Objective =>
Would you transcribe the whole listing exactly, minus its pictures?

Information provided =>
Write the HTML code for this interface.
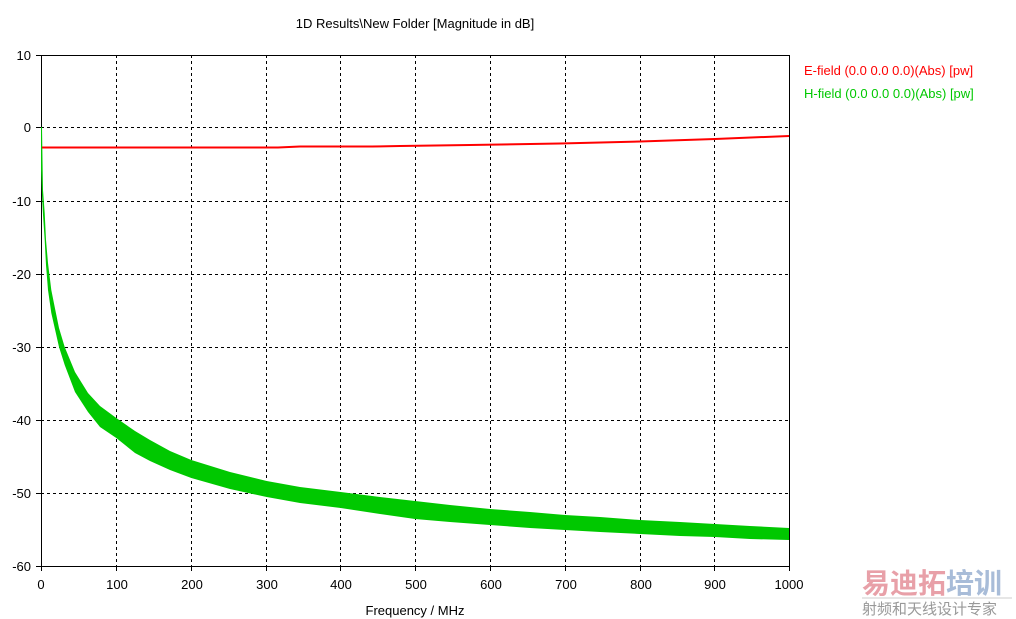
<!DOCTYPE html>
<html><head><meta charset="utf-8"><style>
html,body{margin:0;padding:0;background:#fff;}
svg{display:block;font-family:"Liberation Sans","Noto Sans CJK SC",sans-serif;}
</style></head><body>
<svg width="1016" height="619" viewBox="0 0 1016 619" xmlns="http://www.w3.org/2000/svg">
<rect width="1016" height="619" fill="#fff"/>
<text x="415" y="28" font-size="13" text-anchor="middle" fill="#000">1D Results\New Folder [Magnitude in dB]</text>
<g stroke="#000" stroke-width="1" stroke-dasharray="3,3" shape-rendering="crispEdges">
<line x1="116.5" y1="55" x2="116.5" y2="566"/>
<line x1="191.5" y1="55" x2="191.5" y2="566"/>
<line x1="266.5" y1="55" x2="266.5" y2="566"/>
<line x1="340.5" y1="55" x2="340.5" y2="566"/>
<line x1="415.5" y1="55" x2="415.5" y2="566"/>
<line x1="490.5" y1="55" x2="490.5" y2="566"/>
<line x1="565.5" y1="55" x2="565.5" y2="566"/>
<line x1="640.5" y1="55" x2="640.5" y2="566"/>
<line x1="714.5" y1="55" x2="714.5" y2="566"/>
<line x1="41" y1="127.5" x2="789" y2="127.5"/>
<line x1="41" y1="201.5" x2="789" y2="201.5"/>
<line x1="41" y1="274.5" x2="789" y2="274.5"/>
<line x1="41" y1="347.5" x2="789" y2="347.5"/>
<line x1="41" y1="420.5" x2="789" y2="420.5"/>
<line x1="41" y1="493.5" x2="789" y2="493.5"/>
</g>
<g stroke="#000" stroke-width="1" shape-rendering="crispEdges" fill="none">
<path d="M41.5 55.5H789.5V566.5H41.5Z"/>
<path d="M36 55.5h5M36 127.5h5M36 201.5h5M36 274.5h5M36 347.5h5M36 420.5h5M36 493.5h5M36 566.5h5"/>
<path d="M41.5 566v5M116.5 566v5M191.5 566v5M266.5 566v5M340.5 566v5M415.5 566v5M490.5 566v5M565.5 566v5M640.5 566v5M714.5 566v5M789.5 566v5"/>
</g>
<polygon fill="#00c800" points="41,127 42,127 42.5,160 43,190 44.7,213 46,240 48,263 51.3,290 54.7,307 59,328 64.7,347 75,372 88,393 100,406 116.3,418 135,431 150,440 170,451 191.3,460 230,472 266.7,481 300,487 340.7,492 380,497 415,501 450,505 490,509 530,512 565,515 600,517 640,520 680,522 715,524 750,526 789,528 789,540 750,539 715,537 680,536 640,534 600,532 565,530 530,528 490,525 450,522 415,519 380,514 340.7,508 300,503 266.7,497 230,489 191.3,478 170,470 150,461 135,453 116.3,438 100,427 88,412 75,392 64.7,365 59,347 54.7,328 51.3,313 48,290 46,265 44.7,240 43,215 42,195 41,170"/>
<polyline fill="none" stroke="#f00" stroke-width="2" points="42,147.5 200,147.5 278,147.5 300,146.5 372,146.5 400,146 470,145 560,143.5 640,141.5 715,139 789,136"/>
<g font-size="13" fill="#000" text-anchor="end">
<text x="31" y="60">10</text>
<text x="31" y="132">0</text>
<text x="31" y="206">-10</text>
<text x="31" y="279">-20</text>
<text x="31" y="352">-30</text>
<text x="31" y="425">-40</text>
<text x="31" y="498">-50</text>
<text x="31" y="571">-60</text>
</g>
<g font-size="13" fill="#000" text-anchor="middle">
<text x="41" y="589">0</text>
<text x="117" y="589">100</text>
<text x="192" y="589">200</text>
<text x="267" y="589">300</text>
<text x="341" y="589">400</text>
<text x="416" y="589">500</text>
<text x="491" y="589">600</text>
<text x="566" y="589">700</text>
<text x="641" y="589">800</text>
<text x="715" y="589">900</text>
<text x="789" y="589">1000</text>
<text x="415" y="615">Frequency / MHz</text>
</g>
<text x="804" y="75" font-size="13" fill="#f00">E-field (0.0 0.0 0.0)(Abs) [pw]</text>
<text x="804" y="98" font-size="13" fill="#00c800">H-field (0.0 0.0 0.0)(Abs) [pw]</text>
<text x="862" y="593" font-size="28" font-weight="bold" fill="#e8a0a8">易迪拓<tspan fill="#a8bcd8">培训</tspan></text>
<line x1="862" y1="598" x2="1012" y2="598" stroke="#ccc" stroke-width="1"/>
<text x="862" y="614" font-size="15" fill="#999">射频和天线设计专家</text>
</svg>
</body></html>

Response =>
Write the HTML code for this interface.
<!DOCTYPE html>
<html><head><meta charset="utf-8"><style>
html,body{margin:0;padding:0;background:#fff;}
svg{display:block;font-family:"Liberation Sans","Noto Sans CJK SC",sans-serif;}
</style></head><body>
<svg width="1016" height="619" viewBox="0 0 1016 619" xmlns="http://www.w3.org/2000/svg">
<rect width="1016" height="619" fill="#fff"/>
<text x="415" y="28" font-size="13" text-anchor="middle" fill="#000">1D Results\New Folder [Magnitude in dB]</text>
<g stroke="#000" stroke-width="1" stroke-dasharray="3,3" shape-rendering="crispEdges">
<line x1="116.5" y1="55" x2="116.5" y2="566"/>
<line x1="191.5" y1="55" x2="191.5" y2="566"/>
<line x1="266.5" y1="55" x2="266.5" y2="566"/>
<line x1="340.5" y1="55" x2="340.5" y2="566"/>
<line x1="415.5" y1="55" x2="415.5" y2="566"/>
<line x1="490.5" y1="55" x2="490.5" y2="566"/>
<line x1="565.5" y1="55" x2="565.5" y2="566"/>
<line x1="640.5" y1="55" x2="640.5" y2="566"/>
<line x1="714.5" y1="55" x2="714.5" y2="566"/>
<line x1="41" y1="127.5" x2="789" y2="127.5"/>
<line x1="41" y1="201.5" x2="789" y2="201.5"/>
<line x1="41" y1="274.5" x2="789" y2="274.5"/>
<line x1="41" y1="347.5" x2="789" y2="347.5"/>
<line x1="41" y1="420.5" x2="789" y2="420.5"/>
<line x1="41" y1="493.5" x2="789" y2="493.5"/>
</g>
<g stroke="#000" stroke-width="1" shape-rendering="crispEdges" fill="none">
<path d="M41.5 55.5H789.5V566.5H41.5Z"/>
<path d="M36 55.5h5M36 127.5h5M36 201.5h5M36 274.5h5M36 347.5h5M36 420.5h5M36 493.5h5M36 566.5h5"/>
<path d="M41.5 566v5M116.5 566v5M191.5 566v5M266.5 566v5M340.5 566v5M415.5 566v5M490.5 566v5M565.5 566v5M640.5 566v5M714.5 566v5M789.5 566v5"/>
</g>
<polygon fill="#00c800" points="41,127 42,127 42.5,160 43,190 44.7,213 46,240 48,263 51.3,290 54.7,307 59,328 64.7,347 75,372 88,393 100,406 116.3,418 135,431 150,440 170,451 191.3,460 230,472 266.7,481 300,487 340.7,492 380,497 415,501 450,505 490,509 530,512 565,515 600,517 640,520 680,522 715,524 750,526 789,528 789,540 750,539 715,537 680,536 640,534 600,532 565,530 530,528 490,525 450,522 415,519 380,514 340.7,508 300,503 266.7,497 230,489 191.3,478 170,470 150,461 135,453 116.3,438 100,427 88,412 75,392 64.7,365 59,347 54.7,328 51.3,313 48,290 46,265 44.7,240 43,215 42,195 41,170"/>
<polyline fill="none" stroke="#f00" stroke-width="2" points="42,147.5 200,147.5 278,147.5 300,146.5 372,146.5 400,146 470,145 560,143.5 640,141.5 715,139 789,136"/>
<g font-size="13" fill="#000" text-anchor="end">
<text x="31" y="60">10</text>
<text x="31" y="132">0</text>
<text x="31" y="206">-10</text>
<text x="31" y="279">-20</text>
<text x="31" y="352">-30</text>
<text x="31" y="425">-40</text>
<text x="31" y="498">-50</text>
<text x="31" y="571">-60</text>
</g>
<g font-size="13" fill="#000" text-anchor="middle">
<text x="41" y="589">0</text>
<text x="117" y="589">100</text>
<text x="192" y="589">200</text>
<text x="267" y="589">300</text>
<text x="341" y="589">400</text>
<text x="416" y="589">500</text>
<text x="491" y="589">600</text>
<text x="566" y="589">700</text>
<text x="641" y="589">800</text>
<text x="715" y="589">900</text>
<text x="789" y="589">1000</text>
<text x="415" y="615">Frequency / MHz</text>
</g>
<text x="804" y="75" font-size="13" fill="#f00">E-field (0.0 0.0 0.0)(Abs) [pw]</text>
<text x="804" y="98" font-size="13" fill="#00c800">H-field (0.0 0.0 0.0)(Abs) [pw]</text>
<text x="862" y="593" font-size="28" font-weight="bold" fill="#e8a0a8">易迪拓<tspan fill="#a8bcd8">培训</tspan></text>
<line x1="862" y1="598" x2="1012" y2="598" stroke="#ccc" stroke-width="1"/>
<text x="862" y="614" font-size="15" fill="#999">射频和天线设计专家</text>
</svg>
</body></html>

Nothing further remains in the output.